Monetary Policy Rules

George McCandless

Ver

2021-05 - Most models of monetary policy specify a single rule (frequently a Taylor rule) for setting a policy interest rate based on monetary aggregates. Here I consider an economy where the government has two channels for injecting or withdrawing money from the economy: a policy of monetary transfers to or taxes from households handled by the fiscal authorities and another for injecting or withdrawing money from the financial system handled by the monetary authorities. Since the two channels produce different responses in the economy, this paper studies how different combinations of these policies with the same aggregate money growth give different macroeconomic results. This is an important issue because central banks are often called upon to use their interest rate channel to sterilize monetary shocks under an at least implicit assumption that this will neutralize the shocks.
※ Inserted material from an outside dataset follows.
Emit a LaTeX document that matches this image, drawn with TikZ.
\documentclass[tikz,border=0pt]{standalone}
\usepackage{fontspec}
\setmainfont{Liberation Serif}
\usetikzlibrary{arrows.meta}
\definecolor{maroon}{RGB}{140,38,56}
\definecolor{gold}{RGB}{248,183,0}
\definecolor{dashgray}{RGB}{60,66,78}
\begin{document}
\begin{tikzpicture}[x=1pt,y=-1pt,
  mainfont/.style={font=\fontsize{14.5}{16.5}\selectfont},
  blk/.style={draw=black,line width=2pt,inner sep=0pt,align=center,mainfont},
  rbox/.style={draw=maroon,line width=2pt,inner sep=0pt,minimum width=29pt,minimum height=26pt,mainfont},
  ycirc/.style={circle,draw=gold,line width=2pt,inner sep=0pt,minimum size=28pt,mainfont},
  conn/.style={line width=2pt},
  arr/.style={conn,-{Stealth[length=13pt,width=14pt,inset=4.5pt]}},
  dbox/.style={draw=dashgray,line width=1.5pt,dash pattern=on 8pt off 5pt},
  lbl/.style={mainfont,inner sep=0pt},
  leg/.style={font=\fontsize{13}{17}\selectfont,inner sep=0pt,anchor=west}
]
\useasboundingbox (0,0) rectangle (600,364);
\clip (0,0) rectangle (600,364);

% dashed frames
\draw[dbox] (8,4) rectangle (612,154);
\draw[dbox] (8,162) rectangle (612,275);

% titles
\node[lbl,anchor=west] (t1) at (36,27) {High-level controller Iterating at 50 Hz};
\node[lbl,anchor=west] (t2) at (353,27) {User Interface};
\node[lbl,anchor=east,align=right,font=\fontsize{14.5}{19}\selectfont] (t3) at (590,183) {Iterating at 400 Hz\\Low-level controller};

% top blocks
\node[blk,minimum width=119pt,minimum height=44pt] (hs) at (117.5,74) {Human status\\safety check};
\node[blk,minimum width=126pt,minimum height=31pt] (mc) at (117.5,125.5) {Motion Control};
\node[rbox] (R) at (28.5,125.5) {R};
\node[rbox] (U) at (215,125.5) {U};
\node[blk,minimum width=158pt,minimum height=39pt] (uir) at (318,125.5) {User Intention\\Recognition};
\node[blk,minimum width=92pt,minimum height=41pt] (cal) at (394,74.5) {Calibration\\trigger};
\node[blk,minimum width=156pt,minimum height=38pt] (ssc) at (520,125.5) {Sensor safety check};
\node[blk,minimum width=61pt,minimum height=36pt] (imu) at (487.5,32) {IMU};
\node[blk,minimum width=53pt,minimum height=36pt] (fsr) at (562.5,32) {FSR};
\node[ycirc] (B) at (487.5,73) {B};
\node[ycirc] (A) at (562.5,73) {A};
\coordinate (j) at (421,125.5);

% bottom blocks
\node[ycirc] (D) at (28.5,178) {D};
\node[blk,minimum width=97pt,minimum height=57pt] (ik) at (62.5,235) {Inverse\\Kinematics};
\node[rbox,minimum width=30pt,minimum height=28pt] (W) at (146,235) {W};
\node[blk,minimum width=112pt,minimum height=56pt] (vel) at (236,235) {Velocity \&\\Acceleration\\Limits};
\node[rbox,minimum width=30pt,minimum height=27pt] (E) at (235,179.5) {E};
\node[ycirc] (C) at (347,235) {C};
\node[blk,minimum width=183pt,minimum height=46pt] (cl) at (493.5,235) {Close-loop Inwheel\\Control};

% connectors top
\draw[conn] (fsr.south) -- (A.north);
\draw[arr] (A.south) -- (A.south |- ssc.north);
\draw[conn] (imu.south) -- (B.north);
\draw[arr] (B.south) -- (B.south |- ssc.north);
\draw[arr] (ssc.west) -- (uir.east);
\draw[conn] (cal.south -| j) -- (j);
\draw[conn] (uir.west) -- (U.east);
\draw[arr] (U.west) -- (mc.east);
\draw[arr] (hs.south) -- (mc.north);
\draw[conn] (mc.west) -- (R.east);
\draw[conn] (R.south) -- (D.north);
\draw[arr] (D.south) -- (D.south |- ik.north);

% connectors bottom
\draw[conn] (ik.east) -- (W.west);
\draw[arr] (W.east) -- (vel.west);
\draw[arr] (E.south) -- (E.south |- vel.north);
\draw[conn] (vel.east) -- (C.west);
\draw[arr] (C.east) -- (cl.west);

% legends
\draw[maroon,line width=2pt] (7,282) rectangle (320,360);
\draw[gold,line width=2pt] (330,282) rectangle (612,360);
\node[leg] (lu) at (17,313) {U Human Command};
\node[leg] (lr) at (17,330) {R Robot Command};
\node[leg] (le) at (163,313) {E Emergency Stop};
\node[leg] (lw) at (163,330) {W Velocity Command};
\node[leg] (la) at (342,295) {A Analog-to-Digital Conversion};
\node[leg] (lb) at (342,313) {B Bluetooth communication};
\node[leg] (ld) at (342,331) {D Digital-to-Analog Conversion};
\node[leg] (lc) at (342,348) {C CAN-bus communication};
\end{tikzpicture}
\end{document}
In addition, by having two types of households, skilled and unskilled, with different savings opportunities, it is possible to study the disparate effects of different mixtures of the two channels on richer and poorer households as well as the effect on aggregate output and inflation. Results are that the utility of the unskilled is higher the higher the transfer rates and that of the skilled is lower. In general, at given transfer rates, the unskilled prefer higher inflation rates and the skilled lower. At higher positive rates of transfer to the unskilled both the unskilled and the skilled prefer higher inflation rates. This suggests that in countries where unskilled are the majority, transfers to the unskilled are likely to be a social choice outcome even at the cost of reduced total output. The paper also points out that concentrating on aggregate output and inflation as policy objectives can be problematic.